We buy from those we know, we like, and we trust. It’s as simple as that. Marketing’s challenge for the last 70+ years has been how to establish that one-to-one relationship at scale. Social media has for the first time made that possible. Now there is an immense opportunity to activate employees to advocate for their company on social media. Not only does every employee have a network, they have a stronger bond with the people in and around that network than a brand will ever be able to achieve. There’s no question that the marketing winners will be those that empower the people in and around their organizations–employees, customers, partners, etc.–to strengthen their connection with prospective buyers.

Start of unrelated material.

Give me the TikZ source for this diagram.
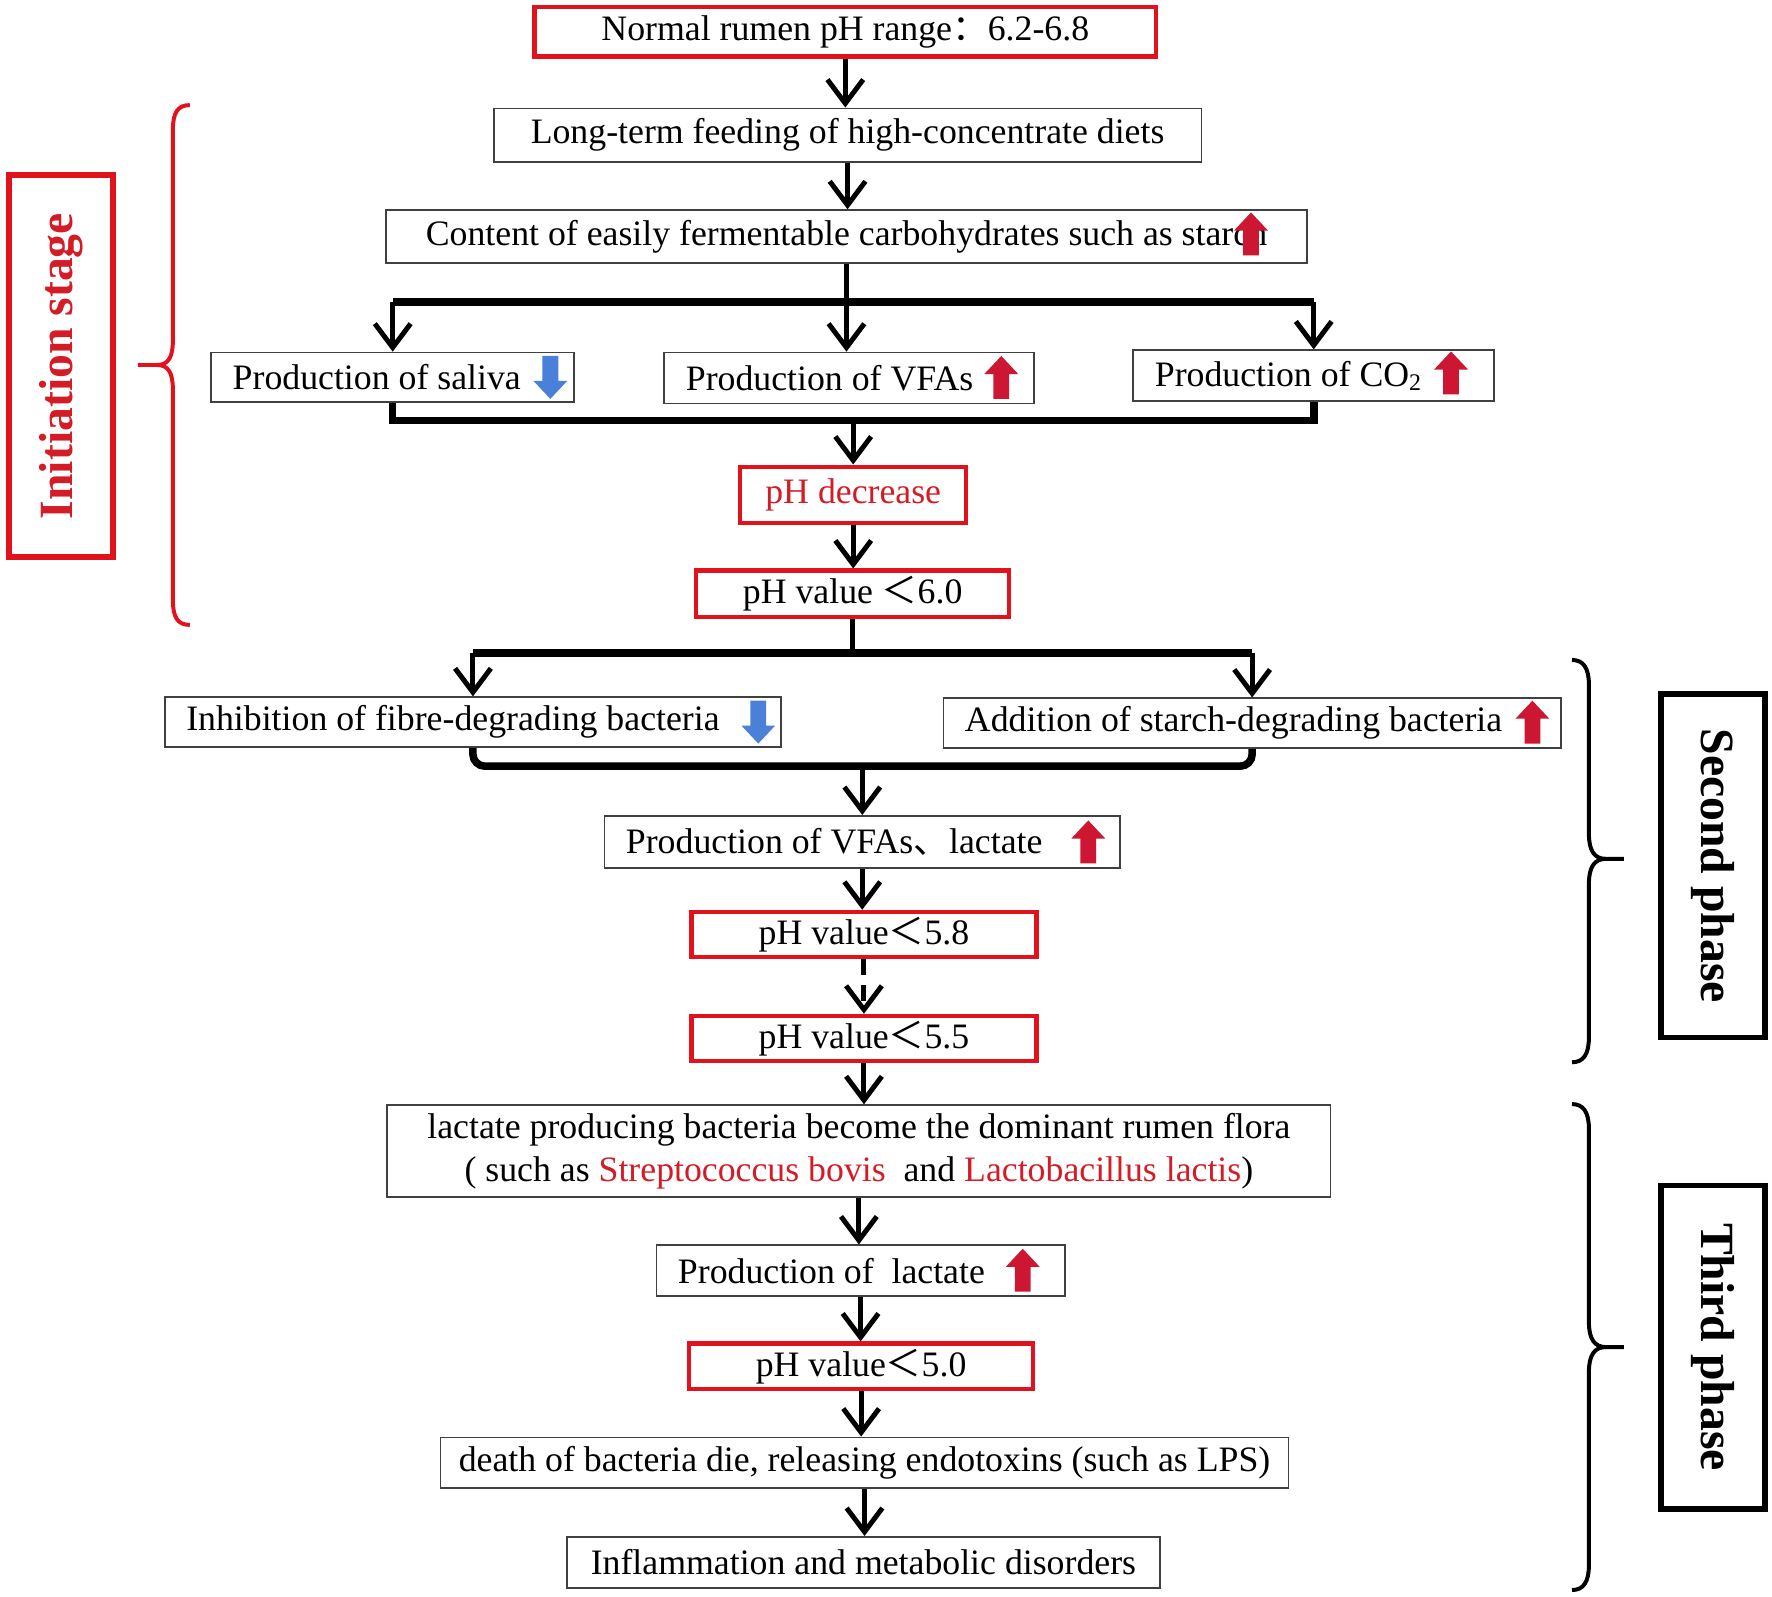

There's a transformation that has happened and the continuum is shifting from branded entertainment and long form mass content, to more experiential community focused connections. While brands have begun working closer with defined Influencers, in reality the new influencers are the consumers that make things viral, get things trending and create the “trends.” Brands must focus not only on communities of interest, but also shift the measurement, credit and narrative from the brand to the audience. The observers are as important as those they observe.
When building a community as part of your business brand, the need to speak truthfully and authentically is vital. A misstep can present itself in two ways: disingenuous or disconnected from what you stand for. Now more than ever it's key to be truth keepers at heart and build trustful relationships with your customer.
In the last two years, we have witnessed the rise of micro and nano communities - and with it, micro and nano influencers who are seen by their followers to be more authentic, trustworthy, and dependable.
The question for us marketers therefore is (a) How do brands find these communities and their influencers, and (b) How do brands scale them to a critical mass without these communities and influencers losing their authenticity?